Lovullo made a quip at Betts, though, just over 24 hours before Game 1’s first pitch at Dodger Stadium.
“Good luck, but not really,” Lovullo said to Betts as he made his way back in front of the microphone.
The Diamondbacks’ manager and the Dodgers’ utility man spent about three seasons together with the Red Sox. Lovullo was the team’s bench coach from 2013-2016 and Betts’s MLB debut came in June 2014. He also served as Boston’s interim manager for the remaining seven weeks of the 2015 season after John Farrell was diagnosed with lymphoma.
Since Lovullo’s departure from Boston in 2016 and Betts’s in 2020, the pair have spoken highly about each other. When Arizona traveled to Boston in 2019 for a three-game series, Lovullo had nothing but good things to say about the player and the Red Sox’ young core from his time in Boston which also included players such as Xander Boagerts, Brock Holt, and Jackie Bradley Jr. in the mid-2010s.

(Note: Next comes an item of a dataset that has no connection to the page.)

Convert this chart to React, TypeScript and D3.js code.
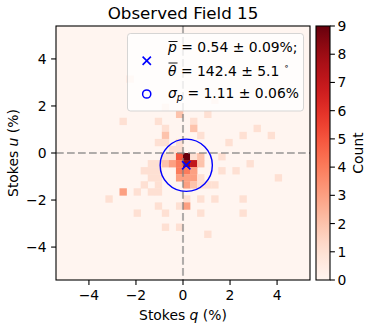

“It’s always fun to go back and watch first-hand some of the young players I was around for so long,” Lovullo told The Boston Globe’s Peter Abraham in April 2019. “One of them was arguably the best player in the league last year (2018); I’m excited to see Mookie.”
Betts has recalled plenty of good memories between himself and Lovullo, too. Betts told AZ Central in 2021 that he appreciated certain characteristics of his former bench coach.
“I don’t know about now, but I know that with me it was his ability to relate and take pressure off of you,” Betts said. “It’s super important to know that when guys come up you’re going to feel pressure to play well and he just somehow takes it off of you in a special way.”
In that same interview, the then-29-year-old also explained how comfortable he felt around Lovullo as a player. Betts said they would talk about anything, whether it be baseball or off-the-field topics, and it made him feel good.
Saturday night’s NLDS Game 1 first pitch between the Diamondbacks and Dodgers in Los Angeles is set for 9:20 p.m. EST.